It took four days for Anthony Rota to resign for leading the House of Commons in applause for a man who fought for a Nazi unit. The inevitable finally happened Tuesday afternoon.
Mr. Rota’s transgression was not ethical, but intellectual, in that he didn’t know – oh, how he should have – that the Ukrainian Second World War veteran in the visitors gallery that he asked MPs to honour, Yaroslav Hunka, had served in an SS unit.
But as Speaker of the Commons, Mr. Rota was explicitly the symbolic voice of the elected chamber. It was pretty clear that MPs were never going to forgive him for inviting a combatant from a Nazi unit and misleading them into clapping for him. That marred the joint session of Parliament for Ukraine’s wartime president, Volodymyr Zelensky. The applauding MPs are on video, and soon to be in Russian propaganda.
By 10 a.m. Tuesday, Mr. Rota was standing in front of a bulldozer about to push him into the political ditch. The NDP and the Bloc Québécois had called for his resignation on Monday. Liberal ministers heading into a cabinet meeting called for Mr. Rota to step down. Conservative Leader Pierre Poilievre did, too.
Liberal House Leader Karina Gould said he had to go because he did it without telling anyone: not the government, not Mr. Zelensky’s delegation, “or any parliamentarian.”
At 2 p.m., Mr. Rota rose from the Speaker’s chair to reiterate his apology, declare that the interests of the Commons come first, and announce his resignation, effective Wednesday. He walked out the door beside the Speaker’s chair, to applause, as deputy speaker Chris d’Entremont took over.
Mr. Rota is gone. But Friday’s mistake isn’t. Mr. Poilievre noted people are reading about it around the world, and questioned if there’s ever been a bigger diplomatic embarrassment. And now there are the recriminations. Who else to blame? Who will stop it ever happening again?
A lot of people asked how the control freaks in the Prime Minister’s Office had missed this. The Conservatives argued that the control freaks should never have missed this, and that it was the control freaks’ fault for not controlling enough. On television panels, communications consultants chimed in that Something More had to be done, beyond Mr. Rota’s apology and resignation.
Some of that missing Something More is on Prime Minister Justin Trudeau, who should have moved quickly – bright and early Saturday morning – to call Mr. Zelensky and apologize to his invited guest on behalf of Canada for dropping him into this pig’s breakfast.
Then Mr. Trudeau should have repeated that national apology in public for all to hear, including but not only for the Jewish community. And he should have done it fast to try to pre-empt Kremlin attempts to use the honouring of Mr. Hunka to further their bonkers claim that Russia invaded Ukraine to “de-Nazify” the country.
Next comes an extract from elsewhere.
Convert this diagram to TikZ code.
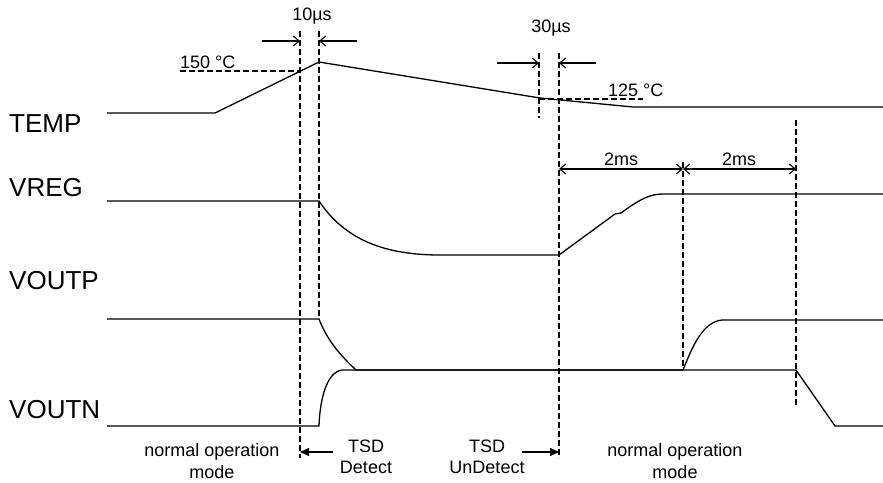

Still, the idea that Mr. Trudeau is to be held accountable for Mr. Rota’s mistake – pressed Tuesday by Mr. Poilievre – is wrong-headed and anti-democratic.
The Speaker of the House of Commons is, after all, supposed to be the impartial presiding officer of Parliament, and not answerable to the prime minister. Mr. Rota, a Liberal MP was elected as Speaker in a minority Parliament in 2019 when Conservative MPs collectively decided to oust his predecessor, Liberal MP Geoff Regan.
It isn’t supposed to be the role of the PMO to vet what the Speaker says and does. In a joint session of Parliament, it is the Speaker, the boss of all the Commons staff, who is supposed to be in charge. The traditional remarks of the Speakers of both the Senate and the Commons are expected to be both bland and widely ignored.
Asking the control freaks in the PMO to take control of the Speaker will infantilize the office, and by extension Parliament, and weaken accountability. We’d be better to go back to the expectation that the Speaker won’t invite a combatant with an SS unit to a joint session of Parliament.
But that probably won’t happen. The Conservatives were arguing Tuesday that the PMO should be vetting the Speaker’s guests, and presumably, speeches would have to be vetted, too. And you can expect the PMO to be asking to do that the next time.
In the meantime, Mr. Trudeau’s responsibility is picking up the pieces after a monumental international gaffe – and that’s a prime minister’s job.